The consequence is that a single char value can still represent a Unicode value, but only up to U+FFFF. You require a char surrogate pair to represent supplementary characters. The leading or high value of the pair is in the U+D800 through U+DBFF range; the trailing or low value is in the U+DC00 through U+DFFF range. Using surrogate pairs, programmers can represent any character in the Unicode Standard. This special use of 16-bit units is called UTF-16, and Java 5 uses it to represent Unicode 4.0 characters. The char type is now a UTF-16 code unit, not necessarily a complete Unicode character.

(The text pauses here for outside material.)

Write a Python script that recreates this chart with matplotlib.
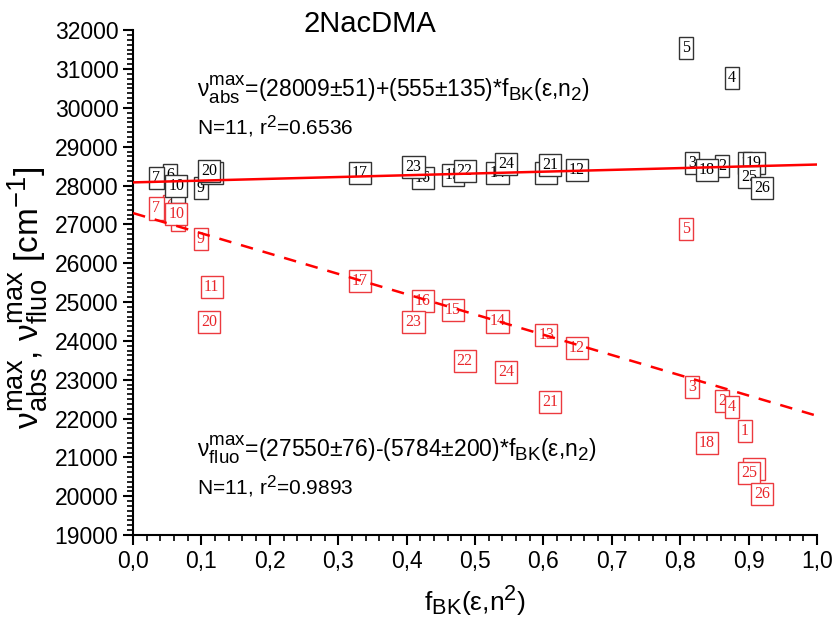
import numpy as np
import matplotlib
import matplotlib.pyplot as plt
from matplotlib.ticker import MultipleLocator, AutoMinorLocator, FuncFormatter

plt.rcParams['font.family'] = 'sans-serif'
plt.rcParams['font.sans-serif'] = ['Liberation Sans']
plt.rcParams['mathtext.fontset'] = 'custom'
plt.rcParams['mathtext.rm'] = 'Liberation Sans'
plt.rcParams['mathtext.it'] = 'Liberation Sans:italic'
plt.rcParams['mathtext.bf'] = 'Liberation Sans:bold'

# Origin draws sub/superscripts larger than mathtext does
try:
    import matplotlib._mathtext as _mt
    _mt.SHRINK_FACTOR = 0.82
except Exception:
    pass

# solvent numbers and f_BK(eps, n^2) values
solvent_ids = list(range(1, 27))
f_bk = [0.895, 0.861, 0.817, 0.876, 0.809, 0.054, 0.034, 0.066, 0.099, 0.063,
        0.115, 0.649, 0.604, 0.533, 0.468, 0.424, 0.332, 0.839, 0.908, 0.111,
        0.610, 0.485, 0.410, 0.545, 0.901, 0.920]

# absorption maxima [cm-1]
nu_abs = [28577, 28500, 28577, 30764, 31537, 28268, 28190, 27830, 27933, 27984,
          28319, 28396, 28320, 28320, 28268, 28190, 28319, 28396, 28577, 28371,
          28525, 28371, 28474, 28551, 28216, 27933]

# fluorescence maxima [cm-1]
nu_fluo = [21680, 22450, 22810, 22300, 26880, 27470, 27410, 27110, 26620, 27260,
           25385, 23815, 24150, 24500, 24790, 25020, 25540, 21370, 20700, 24480,
           22425, 23480, 24480, 23200, 20600, 20060]

# fit lines as drawn
fit_x = [0.0, 1.0]
fit_abs = [28080, 28540]
fit_fluo = [27290, 22070]

abs_eq = r'$\mathrm{\nu}^{\mathrm{max}}_{\mathrm{abs}}$=(28009±51)+(555±135)*f$_{\mathrm{BK}}$(ε,n$_{\mathrm{2}}$)'
abs_stat = r'N=11, r$^{\mathrm{2}}$=0.6536'
fluo_eq = r'$\mathrm{\nu}^{\mathrm{max}}_{\mathrm{fluo}}$=(27550±76)-(5784±200)*f$_{\mathrm{BK}}$(ε,n$_{\mathrm{2}}$)'
fluo_stat = r'N=11, r$^{\mathrm{2}}$=0.9893'

fig = plt.figure(figsize=(8.37, 6.28), dpi=100)
ax = fig.add_axes([0.159, 0.148, 0.817, 0.804])

ax.set_xlim(0, 1.0)
ax.set_ylim(19000, 32000)

# numbered boxes (later numbers on top)
for i, (sid, x, ya, yf) in enumerate(zip(solvent_ids, f_bk, nu_abs, nu_fluo)):
    ax.text(x, ya, str(sid), ha='center', va='center', fontsize=11.5,
            family='Liberation Serif', color='black', zorder=3 + i * 0.01,
            bbox=dict(boxstyle='square,pad=0.2', fc='white', ec='#333333', lw=1.0))
    ax.text(x, yf, str(sid), ha='center', va='center', fontsize=11.5,
            family='Liberation Serif', color='#e8262b', zorder=3 + i * 0.01,
            bbox=dict(boxstyle='square,pad=0.2', fc='white', ec='#ec3a3f', lw=1.0))

ax.plot(fit_x, fit_abs, color='#ff0000', lw=1.8, zorder=5)
ax.plot(fit_x, fit_fluo, color='#ff0000', lw=1.8, ls=(0, (5, 4)), zorder=5)

ax.text(0.094, 0.881, abs_eq, transform=ax.transAxes, fontsize=16.5, va='center')
ax.text(0.094, 0.808, abs_stat, transform=ax.transAxes, fontsize=15, va='center')
ax.text(0.094, 0.168, fluo_eq, transform=ax.transAxes, fontsize=16.5, va='center')
ax.text(0.094, 0.095, fluo_stat, transform=ax.transAxes, fontsize=15, va='center')

fig.text(0.442, 0.962, '2NacDMA', fontsize=21, ha='center', va='center')

ax.set_xlabel(r'f$_{\mathrm{BK}}$(ε,n$^{\mathrm{2}}$)', fontsize=19, labelpad=9)
ax.set_ylabel(r'$\mathrm{\nu}^{\mathrm{max}}_{\mathrm{abs}}$, $\mathrm{\nu}^{\mathrm{max}}_{\mathrm{fluo}}$ [cm$^{\mathrm{-1}}$]',
              fontsize=24)
ax.yaxis.set_label_coords(-0.122, 0.47)

ax.xaxis.set_major_locator(MultipleLocator(0.1))
ax.xaxis.set_minor_locator(MultipleLocator(0.02))
ax.xaxis.set_major_formatter(FuncFormatter(lambda v, p: f'{v:.1f}'.replace('.', ',')))
ax.yaxis.set_major_locator(MultipleLocator(1000))
ax.yaxis.set_minor_locator(AutoMinorLocator(8))

ax.spines['top'].set_visible(False)
ax.spines['right'].set_visible(False)
for s in ['left', 'bottom']:
    ax.spines[s].set_linewidth(1.5)
ax.tick_params(which='major', length=7, width=1.5, labelsize=16.5, direction='out')
ax.tick_params(which='minor', length=4, width=1.2, direction='out')

fig.savefig('out.png', dpi=100)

A complete Unicode character is named code point.
For an example, in the code sample above, the (UTF-16) string contains the Gothic letter as the surrogate pair \uD800\uDF30. The pair represents a single Unicode code point, and so the character code point count of the entire string is 6 instead of 7!
To find out how many Unicode character code points are in a string, use the codePointCount() method:
private String testString = "abcd\\u5B66\\uD800\\uDF30"; int charCount = testString.length(); int characterCount = testString.codePointCount(0, charCount); System.out.printf("character count: %d\\n", characterCount);
The output is “6”.